EU-Spitze wegen Treffen mit Erdogan in der Kritik
Annäherung erfolgt demokratiepolitisch zur Unzeit: Deutsche Oppositionspolitiker sprechen von "falschem Signal" und von "Schande"
Die Treffen von EU-Kommissionspräsidentin Ursula von der Leyen und EU-Ratspräsident Michel mit dem türkischen Präsidenten Recep Tayyip Erdogan stößt bei Oppositionspolitikern im Bundestag wie im Europaparlament auf Kritik.
Der FDP-Fraktionsvize im Bundestag, Alexander Graf Lambsdorff, hält es für ein "falsches Signal" und den Zeitpunkt für unpassend, um die "Politik des türkischen Staatspräsidenten Erdogan mit PR-kräftigen Bildern zu belohnen", kurz nachdem die Türkei aus der Istanbul-Konvention zum Schutz von Frauen ausgetreten ist. Auch die Arbeit von Presse und Opposition werde dort massiv behindert, erinnerte Lambsdorff am Dienstag.

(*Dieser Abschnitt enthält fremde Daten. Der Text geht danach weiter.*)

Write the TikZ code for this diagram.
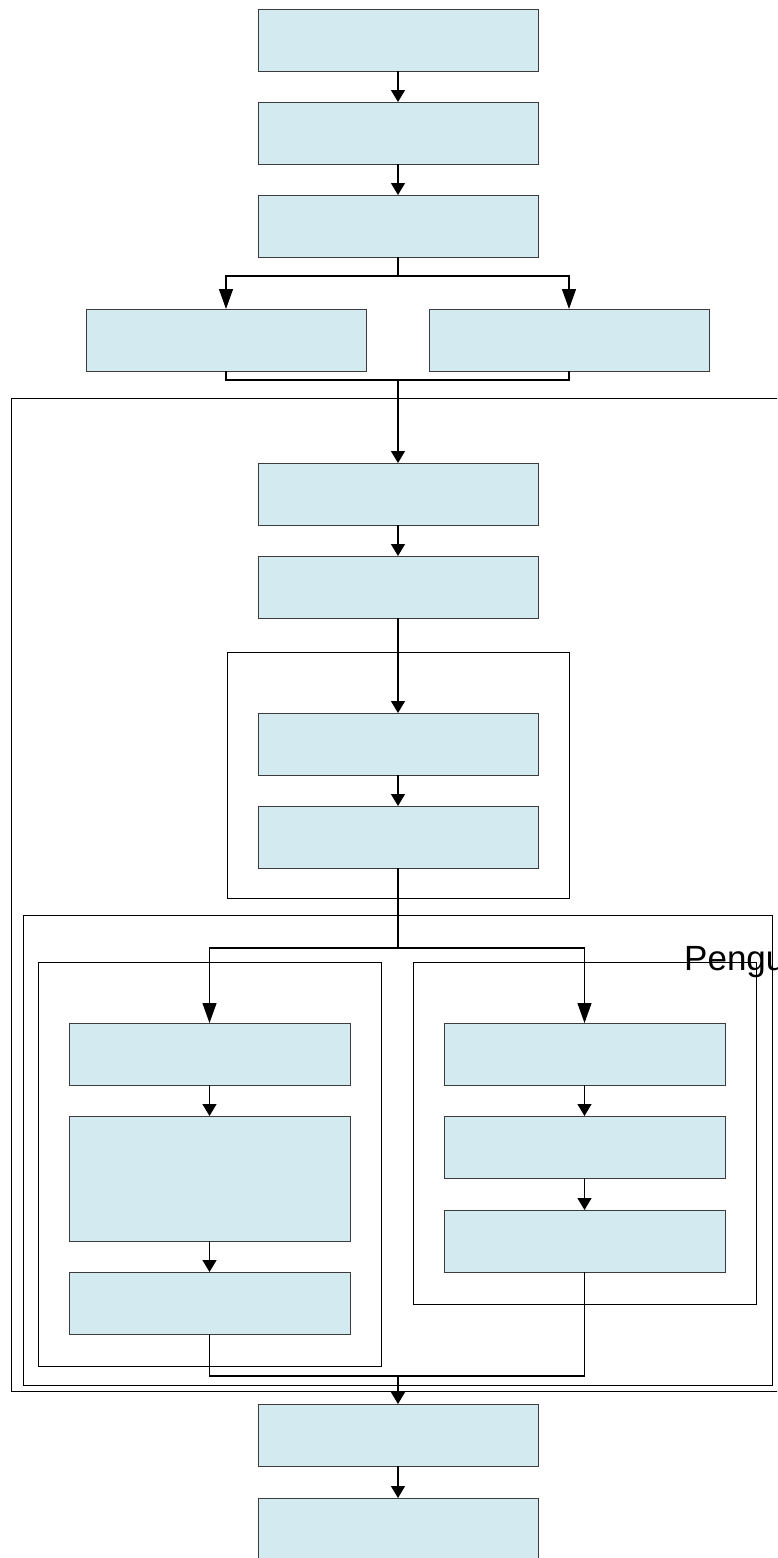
\documentclass[tikz,border=0pt]{standalone}
\usepackage{fontspec}
\setmainfont{Liberation Sans}
\usetikzlibrary{arrows.meta}
\definecolor{boxfill}{RGB}{210,234,240}
\definecolor{boxline}{RGB}{60,60,60}
\tikzset{
  proc/.style={draw=boxline, fill=boxfill, line width=0.8pt, minimum width=280pt, minimum height=62pt, inner sep=0pt, outer sep=0pt},
  frame/.style={draw=black, line width=0.8pt},
  flow/.style={line width=1.2pt, -{Triangle[width=14pt,length=12pt]}},
  bigflow/.style={line width=1.2pt, -{Triangle[width=14pt,length=20pt]}},
  link/.style={line width=1.2pt}
}
\begin{document}
\begin{tikzpicture}[x=1pt,y=-1pt]
\useasboundingbox (0,0) rectangle (777,1558);
\clip (0,0) rectangle (777,1558);
% frames
\draw[frame] (11,398) rectangle (790,1391);
\draw[frame] (227,652) rectangle (569,898);
\draw[frame] (23,915) rectangle (772,1385);
\draw[frame] (38,962) rectangle (381,1366);
\draw[frame] (413,962) rectangle (756,1304);
% boxes
\node[proc] (A) at (398,40) {};
\node[proc] (B) at (398,133) {};
\node[proc] (C) at (398,226) {};
\node[proc] (D) at (226,340) {};
\node[proc] (E) at (569,340) {};
\node[proc] (F) at (398,494) {};
\node[proc] (G) at (398,587) {};
\node[proc] (H) at (398,744) {};
\node[proc] (I) at (398,837) {};
\node[proc, minimum width=281pt] (J) at (209.5,1054) {};
\node[proc, minimum width=281pt, minimum height=125pt] (K) at (209.5,1178.5) {};
\node[proc, minimum width=281pt] (L) at (209.5,1303) {};
\node[proc, minimum width=281pt] (M) at (584.5,1054) {};
\node[proc, minimum width=281pt] (N) at (584.5,1147) {};
\node[proc, minimum width=281pt] (O) at (584.5,1241) {};
\node[proc] (P) at (398,1435) {};
\node[proc] (Q) at (398,1529) {};
% junction points
\coordinate (s1) at (398,276);
\coordinate (m1) at (398,380);
\coordinate (s2) at (398,948);
\coordinate (m2) at (398,1376);
% connectors
\draw[flow] (A) -- (B);
\draw[flow] (B) -- (C);
\draw[link] (C.south) -- (s1);
\draw[bigflow] (s1) -| (D.north);
\draw[bigflow] (s1) -| (E.north);
\draw[link] (D.south) |- (m1) -| (E.south);
\draw[flow] (m1) -- (F.north);
\draw[flow] (F) -- (G);
\draw[flow] (G) -- (H);
\draw[flow] (H) -- (I);
\draw[link] (I.south) -- (s2);
\draw[bigflow] (s2) -| (J.north);
\draw[bigflow] (s2) -| (M.north);
\draw[flow] (J) -- (K);
\draw[flow] (K) -- (L);
\draw[flow] (M) -- (N);
\draw[flow] (N) -- (O);
\draw[link] (L.south) |- (m2) -| (O.south);
\draw[flow] (m2) -- (P.north);
\draw[flow] (P) -- (Q);
% label
\node[anchor=base west, inner sep=0pt, font=\fontsize{35}{42}\selectfont] (title) at (684,970) {Pengu};
\end{tikzpicture}
\end{document}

Michel hatte kurz zuvor ein Bild von sich, Erdogan und von der Leyen via Twitter geteilt und dazu erklärt, man sei nun bereit, Erdogan die Zukunft der Beziehungen zwischen der EU und der Türkei zu besprechen. "Um eine konstruktivere Agenda aufzubauen, ist eine dauerhafte Deeskalation erforderlich", so der EU-Ratspräsident.
Hintergrund des Gesprächs sind Beschlüsse des EU-Gipfels vor eineinhalb Wochen, als sich die Staats- und Regierungschefs darauf verständigt hatten, die Beziehungen zur Türkei schrittweise wieder auszubauen. In Vorbereitung sind nun beispielsweise Verhandlungen über eine Ausweitung der Zollunion.
Lambsdorff forderte dagegen am Dienstag ein Ende der EU-Beitrittsgespräche mit der Türkei. Sevim Dagdelen, Obfrau der Fraktion Die Linke im Auswärtigen Ausschuss des Bundestags, nennt es "eine Schande, dass EU-Kommissionschefin Ursula von der Leyen und EU-Ratspräsident Charles Michel bei ihrer Reise zu dem türkischen Autokraten jede konkrete Solidarität mit der verfolgten Opposition vermissen lassen". Wer in diesen Tagen zu politischen Gesprächen in die Türkei reise, solle die unzähligen politischen Gefangenen dort besuchen, statt allein Erdogan die Aufwartung zu machen, erklärte Dagdelen.
Als Beispiele nannte sie die früheren Vorsitzenden der Demokratischen Partei der Völker (HDP), Selahattin Demirtas und Figen Yüksekdag, die seit längerem inhaftiert sind, sowie den gerade verhafteten Menschenrechtspolitiker Ömer Faruk Gergerlioglu.
Was für Spannungen sorgt und was nicht
Die kurdische Nachrichtenagentur ANF zitierte ausführlich aus einem Schreiben, in dem Abgeordnete mehrerer Fraktionen im Europaparlament von der Leyen und Michel aufgefordert hatten, beim Treffen mit Erdogan Klartext über Menschenrechtsverletzungen in der Türkei zu reden. "Erdoğans neue Türkei ist ein zunehmend autokratisches Land, das wir nur schwer als legitimen Partner anerkennen können", heißt es darin unter anderem.
Seit der türkischen Invasion im nordsyrischen Kanton Afrin 2018 seien nach Angaben regionaler Menschenrechtgruppen 303 Kinder und 213 Frauen durch Angriffe der türkischen Armee oder mit ihr verbündeter bewaffneter Gruppen verletzt worden.
Die Wissenschaftlichen Dienste des Deutschen Bundestags hatten die türkische "Operation Olivenzweig" in Afrin völkerrechtlich als problematisch eingestuft: "Angesichts der bestehenden Zweifel am Vorliegen einer Selbstverteidigungslage nach Art. 51 VN-Charta sowie am verhältnismäßigen Vorgehen der türkischen Streitkräfte in Nordsyrien steht die Berufung der Türkei auf das Selbstverteidigungsrecht auf ausgesprochen 'tönernen' Füßen", heißt es in dem Gutachten.
All das war jedoch nicht der Grund, warum die Beziehungen zwischen EU und Türkei zwischenzeitlich angespannt waren. Im Dezember hatte die EU der Türkei wegen des Konflikts mit Griechenland und Zypern um Erdgasvorkommen im östlichen Mittelmeer Sanktionen angedroht. Daraufhin hatte das Nato-Land die Erdgaserkundungen beendet und Gesprächsbereitschaft signalisiert.